FAQ · 07/05/2008 00:46

what 3 times

expatinscotland · 07/05/2008 00:47
Grin
FAQ · 07/05/2008 00:48
  • I should try and sleep......
FAQ · 07/05/2008 00:49

going to get my hair cut in the morning as I'm going out on the pull piss on Friday night with a friend LOL

littlewoman · 07/05/2008 00:51

Oh, definitely, FAQ, that happened with me -between xh1 moving out and divorce coming through I had started seeing (who would become) xh2. But, despite the overlap, I was legally separated and in the middle of a divorce. But the OP seemed to suggest that it was bound to happen as a way of the dissatisfied partner finding strength to leave the relationship. But it's never as black and white as that, as previously discussed, because there are all types of overlapping relationships, OWs, and reasons to break your marriage vows.

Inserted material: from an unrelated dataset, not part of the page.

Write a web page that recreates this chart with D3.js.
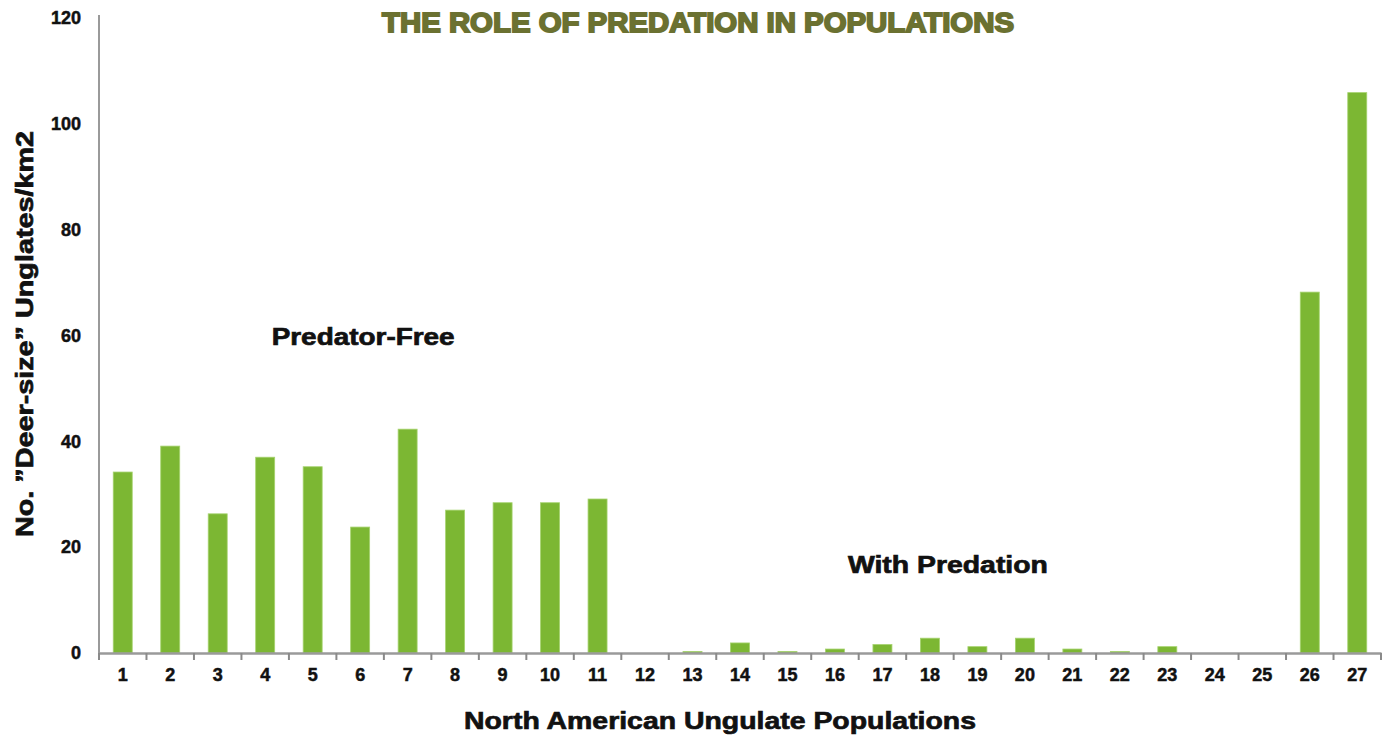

madamez · 07/05/2008 00:54

I think possibly a key issue here is that when a person decides that a relationship is over, it's pretty vital to communicate this to your partner. However, it's also important for a partner to hear this: sometimes people say they will not accept that a partner is leaving/ending the relationship. SOmetimes the partner being left is the bad person (controlling, even violent) and it isn't until the other partner has met with kind treatment from another person that an escape seems possible at all.

Oh, and one last thought before going to bed, those of you who are running along the 'all men are shit' path: I do hope you're not raising sons with that sort of attitude.

expatinscotland · 07/05/2008 00:56

now i always try to be careful about that, because being a shit isn't exclusive to any one gender.